1 in 3 children in Eastern Europe and Central Asia suffer poverty, UN report finds

A boy scavenges through the refuse
One youngster in three still lives in poverty in Eastern Europe and Central Asia despite economic progress in every country, revealing a stark absence of initiatives to tackle the serious social disparities affecting children in those regions, a report released today by the United Nations Children’s Fund (UNICEF) finds.

Of the 44 million children living in nine countries with available data, 14 million were living in poverty in 2001 as measured by national standards, according to the Innocenti Social Monitor 2004.

“Children are being bypassed by economic progress in this region and poverty is distorting their childhood,” UNICEF Executive Director Carol Bellamy said at the report’s launch in Moscow.

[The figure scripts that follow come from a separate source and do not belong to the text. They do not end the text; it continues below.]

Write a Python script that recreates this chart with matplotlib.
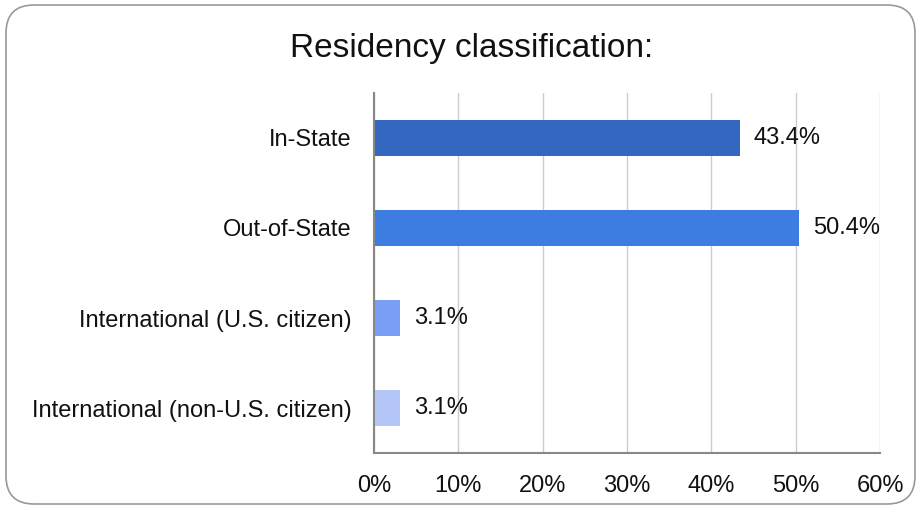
import matplotlib
matplotlib.use("Agg")
import matplotlib.pyplot as plt
from matplotlib.patches import FancyBboxPatch

plt.rcParams['font.family'] = ['Liberation Sans', 'DejaVu Sans']

# donnees
categories = ["In-State", "Out-of-State", "International (U.S. citizen)",
              "International (non-U.S. citizen)"]
values = [43.4, 50.4, 3.1, 3.1]
bar_colors = ['#3367c0', '#3d7de2', '#799ef4', '#b4c6f7']
xticks = [0, 10, 20, 30, 40, 50, 60]
xtick_labels = ["0%", "10%", "20%", "30%", "40%", "50%", "60%"]

fig = plt.figure(figsize=(9.21, 5.09), dpi=100)
ax = fig.add_axes([374 / 921, 1 - 453 / 509, 506 / 921, 360 / 509])

pos = list(range(len(categories)))
ax.barh(pos, values, height=0.4, color=bar_colors, zorder=3)
ax.set_ylim(len(categories) - 0.5, -0.5)
ax.set_xlim(0, 60)

ax.set_yticks(pos)
ax.set_yticklabels(categories, fontsize=17)
ax.set_xticks(xticks)
ax.set_xticklabels(xtick_labels, fontsize=17)
ax.tick_params(axis='both', length=0, pad=16, colors='#111111')

ax.grid(axis='x', color='#cccccc', linewidth=1, zorder=0)
for side in ['top', 'right']:
    ax.spines[side].set_visible(False)
for side in ['left', 'bottom']:
    ax.spines[side].set_color('#888888')
    ax.spines[side].set_linewidth(1.5)
    ax.spines[side].set_zorder(4)

# etiquettes de valeur
for i, v in enumerate(values):
    ax.annotate(f"{v}%", (v, i), textcoords="offset points", xytext=(10, 0),
                ha='left', va='center', fontsize=17, color='#111111', zorder=5)

fig.text(472 / 921, 1 - 48 / 509, "Residency classification:", fontsize=24,
         ha='center', va='center', color='#111111')

# cadre arrondi
border = FancyBboxPatch((6, 5), 909, 499, boxstyle="round,pad=0,rounding_size=28",
                        transform=None, facecolor='none', edgecolor='#999999',
                        linewidth=1.2)
fig.patches.append(border)

fig.savefig("out.png", dpi=100)
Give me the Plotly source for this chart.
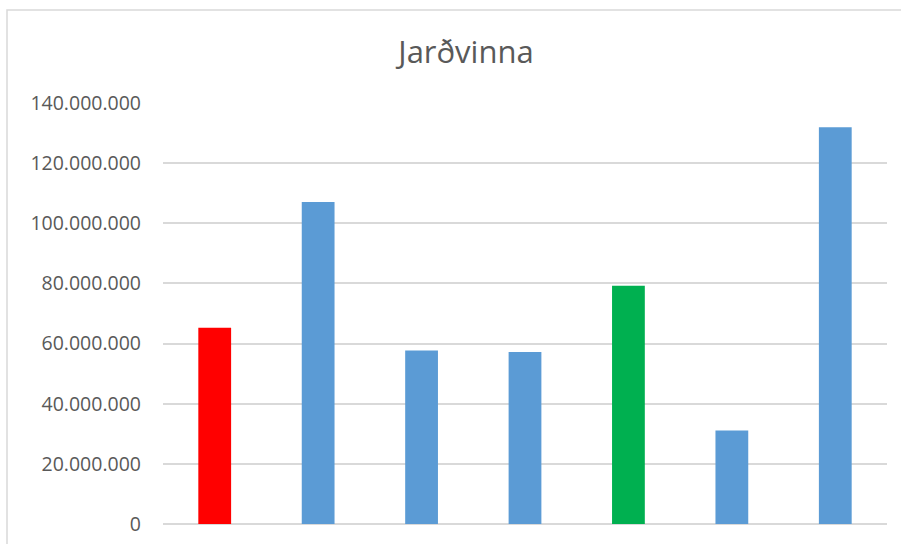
import plotly.graph_objects as go

categories = ["1", "2", "3", "4", "5", "6", "7"]
values = [65300000, 107100000, 57700000, 57200000, 79200000, 31100000, 131900000]
colors = ["#FF0000", "#5B9BD5", "#5B9BD5", "#5B9BD5", "#00B050", "#5B9BD5", "#5B9BD5"]
y_ticks = [0, 20000000, 40000000, 60000000, 80000000, 100000000, 120000000, 140000000]

fig = go.Figure(go.Bar(x=categories, y=values, marker_color=colors,
                       marker_line_width=0, width=0.317))

W, H = 901, 544
ml, mr, mt, mb = 163, 14, 103, 20
pw, ph = W - ml - mr, H - mt - mb

def px_to_paper_x(px):
    return (px - ml) / pw

def px_to_paper_y(py):
    return (H - mb - py) / ph

fig.update_layout(
    width=W, height=H,
    margin=dict(l=ml, r=mr, t=mt, b=mb, pad=0, autoexpand=False),
    paper_bgcolor="white", plot_bgcolor="white",
    separators=",.",
    showlegend=False,
    title=dict(text="Jarðvinna", x=px_to_paper_x(466), xref="paper", xanchor="center",
               y=1 - 52 / H, yanchor="middle",
               font=dict(family="Open Sans", size=31, color="#595959")),
    font=dict(family="Open Sans", color="#595959"),
    xaxis=dict(showticklabels=False, showgrid=False, zeroline=False, showline=False,
               ticks="", automargin=False),
    yaxis=dict(range=[0, 140000000], tickvals=y_ticks, tickformat=",d",
               showgrid=True, gridcolor="#D9D9D9", gridwidth=1.5,
               zeroline=True, zerolinecolor="#D9D9D9", zerolinewidth=1.5,
               showline=False, ticks="", ticklabelstandoff=21, automargin=False,
               tickfont=dict(family="Open Sans", size=19.5, color="#595959")),
    shapes=[dict(type="rect", xref="paper", yref="paper",
                 x0=px_to_paper_x(7), x1=px_to_paper_x(W + 20),
                 y0=px_to_paper_y(H + 20), y1=px_to_paper_y(10),
                 line=dict(color="#D9D9D9", width=1.5), fillcolor="rgba(0,0,0,0)",
                 layer="below")],
)

fig.write_html("out.html")
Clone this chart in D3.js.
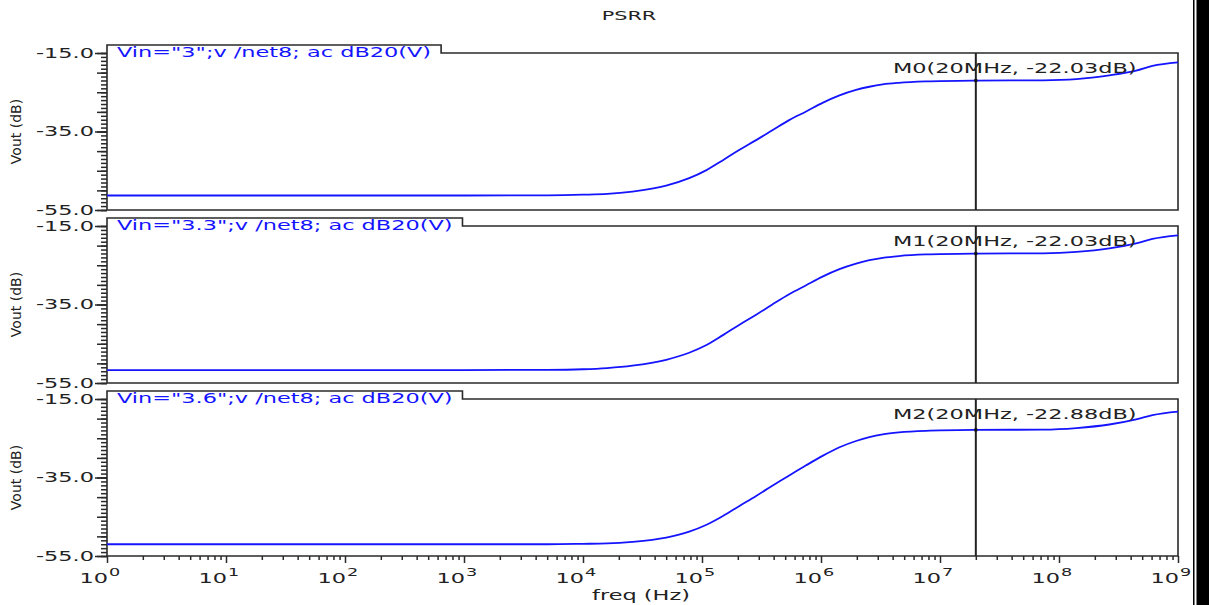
<!DOCTYPE html>
<html>
<head>
<meta charset="utf-8">
<script src="https://cdn.jsdelivr.net/npm/d3@7"></script>
<style>
  body { margin: 0; background: #fff; }
  svg { display: block; }
</style>
</head>
<body>
<svg id="chart"></svg>
<script>
// frequency grid (Hz) shared by the three sweeps
const freqs = [1, 10, 100, 1e3, 5e3, 1e4, 1.6e4, 2.6e4, 5e4, 7.8e4, 1.08e5, 1.5e5, 2.05e5, 2.85e5,
  3.9e5, 5.4e5, 7.5e5, 1.03e6, 1.43e6, 1.97e6, 2.55e6, 3.3e6, 4.5e6, 7.6e6, 2e7, 7.3e7, 1.4e8, 2.65e8,
  4.45e8, 6.1e8, 1e9];

// Vout in dB, one array per supply voltage
const dbVin3 = [-51.3, -51.3, -51.3, -51.3, -51.25, -51.1, -50.9, -50.3, -48.8, -46.9, -44.9, -42.3,
  -39.7, -37.2, -34.7, -32.1, -29.9, -27.7, -25.8, -24.4, -23.6, -23.0, -22.6, -22.25, -22.03, -21.95, -21.65,
  -20.7, -19.5, -18.3, -17.4];
const dbVin33 = [-51.7, -51.7, -51.7, -51.7, -51.65, -51.5, -51.2, -50.6, -49.1, -47.3, -45.4, -42.8,
  -40.2, -37.6, -35.0, -32.4, -30.1, -27.9, -26.0, -24.6, -23.7, -23.1, -22.65, -22.25, -22.03, -21.95, -21.6,
  -20.7, -19.4, -18.3, -17.4];
const dbVin36 = [-52.0, -52.0, -52.0, -52.0, -52.0, -51.9, -51.8, -51.4, -50.3, -48.8, -47.1, -44.8,
  -42.3, -39.7, -37.1, -34.5, -31.9, -29.5, -27.3, -25.7, -24.7, -24.0, -23.5, -23.1, -22.88, -22.8, -22.4,
  -21.5, -20.2, -19.1, -18.2];

const seriesDb = [dbVin3, dbVin33, dbVin36];
const vinLabels = ['Vin="3";v /net8; ac dB20(V)', 'Vin="3.3";v /net8; ac dB20(V)', 'Vin="3.6";v /net8; ac dB20(V)'];
const markerNames = ['M0', 'M1', 'M2'];
const markerFreq = 2e7;
const markerDb = [-22.03, -22.03, -22.88];
const yMajorTicks = [-15, -35, -55];
const xDecades = [0, 1, 2, 3, 4, 5, 6, 7, 8, 9];

const w = 1209;
const h = 605;
const plotLeft = 107;
const plotRight = 1178;
const panelTops = [53, 226, 399];
const panelH = 157;
const stretch = 1.6;   // the screenshot is stretched sideways
const font = 'DejaVu Sans, Verdana, sans-serif';
const frameColor = '#2a2a2a';
const blue = '#1414ff';

const svg = d3.select('#chart')
  .attr('width', w)
  .attr('height', h);

// stretch a text element sideways like the reference's wide letterforms
function widen(sel) {
  sel.each(function () {
    const len = this.getComputedTextLength();
    d3.select(this)
      .attr('textLength', len * stretch)
      .attr('lengthAdjust', 'spacingAndGlyphs');
  });
}

function styleTicks(ax) {
  ax.select('.domain').remove();
  ax.selectAll('.tick line')
    .style('stroke', frameColor)
    .style('stroke-width', '1.5px');
}

const xScale = d3.scaleLog()
  .domain([1, 1e9])
  .range([plotLeft, plotRight]);

svg.append('text')
  .attr('x', 629)
  .attr('y', 20)
  .attr('text-anchor', 'middle')
  .attr('font-family', font)
  .attr('font-size', 13)
  .attr('fill', '#222')
  .text('PSRR')
  .call(widen);

panelTops.forEach((top, i) => {
  const bottom = top + panelH;
  const yScale = d3.scaleLinear()
    .domain([-55, -15])
    .range([bottom, top]);
  const g = svg.append('g');

  // legend label
  const legend = g.append('text')
    .attr('x', plotLeft + 10)
    .attr('y', top + 4)
    .attr('font-family', font)
    .attr('font-size', 14)
    .attr('fill', blue)
    .text(vinLabels[i]);
  const legendW = legend.node().getComputedTextLength() * stretch;
  legend.attr('textLength', legendW).attr('lengthAdjust', 'spacingAndGlyphs');
  const tabRight = plotLeft + 10 + legendW + 10;

  // frame with the legend tab
  g.append('path')
    .attr('d', `M${plotLeft},${bottom}V${top - 8}H${tabRight}V${top}H${plotRight}V${bottom}Z`)
    .attr('fill', 'none')
    .attr('stroke', frameColor)
    .attr('stroke-width', 1.6);

  // y axis: 1 dB, 5 dB and labelled ticks
  const yMinor = g.append('g')
    .attr('transform', `translate(${plotLeft}, 0)`)
    .call(d3.axisLeft(yScale).tickValues(d3.range(-55, -14, 1)).tickSize(6).tickFormat(() => ''));
  const yMid = g.append('g')
    .attr('transform', `translate(${plotLeft}, 0)`)
    .call(d3.axisLeft(yScale).tickValues(d3.range(-55, -14, 5)).tickSize(10).tickFormat(() => ''));
  const yMajor = g.append('g')
    .attr('transform', `translate(${plotLeft}, 0)`)
    .call(d3.axisLeft(yScale).tickValues(yMajorTicks).tickSize(12).tickPadding(1)
      .tickFormat((d) => d.toFixed(1)));
  [yMinor, yMid, yMajor].forEach(styleTicks);
  yMajor.selectAll('text')
    .attr('font-family', font)
    .attr('font-size', 14)
    .attr('fill', '#222')
    .call(widen);

  g.append('text')
    .attr('transform', `translate(21, ${(top + bottom) / 2}) rotate(-90)`)
    .attr('text-anchor', 'middle')
    .attr('font-family', font)
    .attr('font-size', 14)
    .attr('fill', '#222')
    .text('Vout (dB)');

  // curve
  const line = d3.line()
    .x((d) => xScale(d[0]))
    .y((d) => yScale(d[1]))
    .curve(d3.curveMonotoneX);
  g.append('path')
    .datum(freqs.map((f, k) => [f, seriesDb[i][k]]))
    .attr('d', line)
    .attr('fill', 'none')
    .attr('stroke', blue)
    .attr('stroke-width', 1.8);

  // marker
  g.append('line')
    .attr('x1', xScale(markerFreq))
    .attr('x2', xScale(markerFreq))
    .attr('y1', top)
    .attr('y2', bottom)
    .attr('stroke', '#222')
    .attr('stroke-width', 2);
  g.append('rect')
    .attr('x', xScale(markerFreq) - 1.5)
    .attr('y', yScale(markerDb[i]) - 1.5)
    .attr('width', 3)
    .attr('height', 3)
    .attr('fill', '#111');
  g.append('text')
    .attr('x', 893)
    .attr('y', top + 20)
    .attr('font-family', font)
    .attr('font-size', 14)
    .attr('fill', '#222')
    .text(`${markerNames[i]}(20MHz, ${markerDb[i].toFixed(2)}dB)`)
    .call(widen);

  // x axis only on the last panel
  if (i === panelTops.length - 1) {
    const minorVals = d3.range(0, 9).flatMap((k) => d3.range(2, 10).map((m) => m * Math.pow(10, k)));
    const xMinor = g.append('g')
      .attr('transform', `translate(0, ${bottom})`)
      .call(d3.axisBottom(xScale).tickValues(minorVals).tickSize(4).tickFormat(() => ''));
    const xMajor = g.append('g')
      .attr('transform', `translate(0, ${bottom})`)
      .call(d3.axisBottom(xScale).tickValues(xDecades.map((e) => Math.pow(10, e))).tickSize(7)
        .tickFormat(() => ''));
    [xMinor, xMajor].forEach(styleTicks);

    xDecades.forEach((e) => {
      const px = xScale(Math.pow(10, e));
      g.append('text')
        .attr('x', px + 1)
        .attr('y', bottom + 27)
        .attr('text-anchor', 'end')
        .attr('font-family', font)
        .attr('font-size', 14)
        .attr('fill', '#222')
        .text('10')
        .call(widen);
      g.append('text')
        .attr('x', px + 2)
        .attr('y', bottom + 20)
        .attr('font-family', font)
        .attr('font-size', 11)
        .attr('fill', '#222')
        .text(e)
        .call(widen);
    });

    g.append('text')
      .attr('x', 641)
      .attr('y', bottom + 44)
      .attr('text-anchor', 'middle')
      .attr('font-family', font)
      .attr('font-size', 14)
      .attr('fill', '#222')
      .text('freq (Hz)')
      .call(widen);
  }
});

// black window edge on the right
svg.append('rect')
  .attr('x', 1193).attr('y', 0).attr('width', 1.5).attr('height', h).attr('fill', '#000');
svg.append('rect')
  .attr('x', 1196.5).attr('y', 0).attr('width', w - 1196.5).attr('height', h).attr('fill', '#000');
</script>
</body>
</html>
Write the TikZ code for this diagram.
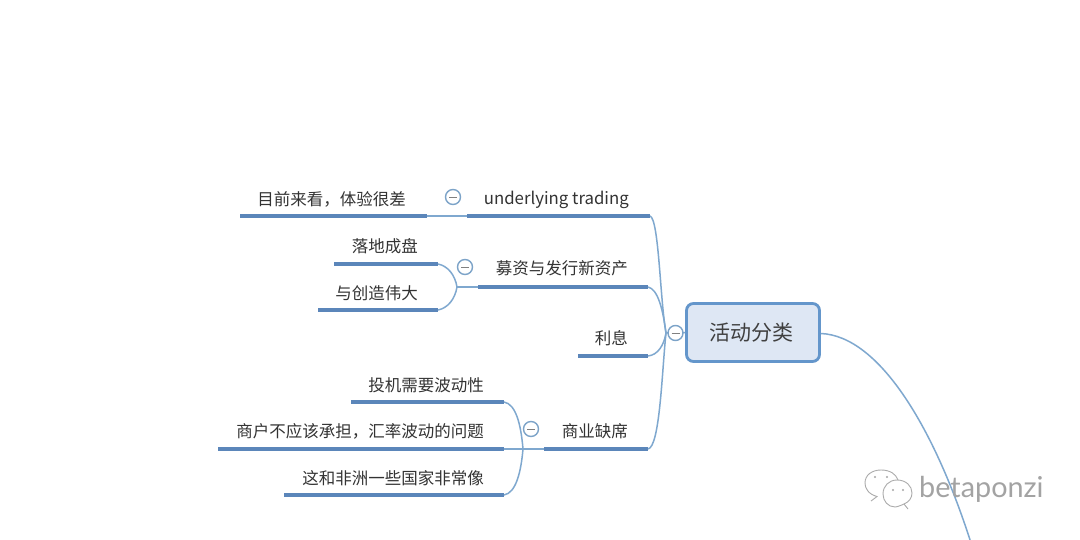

The report highlights the gaps between rich and poor within the 27 countries of Central and Eastern Europe and the Commonwealth of Independent States, as well as between the more prosperous countries of Central Europe and the poorer countries of the Caucasus and Central Asia. It examines how unemployment affects children: in some countries, including Bulgaria and Poland, large numbers of children are growing up in families where neither parent is employed.

Employment statistics should focus on children living in households where nobody is employed, or where earnings are low, the report suggests. Incentives are needed to ensure access to social services to make it easier for families to relocate to areas with high employment.

The report also finds that across the region, the poor often pay for health and education services that are meant to be free, while unemployment benefits and family allowances fail to keep pace with their needs. Recent data show that in Uzbekistan, fewer than 7 in 10 poor children receive basic schooling.

Governments often measure poverty against a national subsistence minimum – the amount of money a household is estimated to need to buy a minimum “basket” of goods and services. The report argues that such baskets reflect the judgement of policy-makers. A recent study in Kazakhstan found that housing could not be met by the agreed minimum. In Georgia, the national minimum does not reflect seasonal variations in food prices, so even those living at or above the national poverty level may be malnourished.

“We have to find ways to measure the consequences of poverty – the exclusion from society, the lack of respect for human rights, the lack of choice and the scale and impact of discrimination,” Ms. Bellamy said. “We need well-defined and regularly updated poverty lines that capture the constant changes in child poverty. It is not enough to measure income poverty alone.”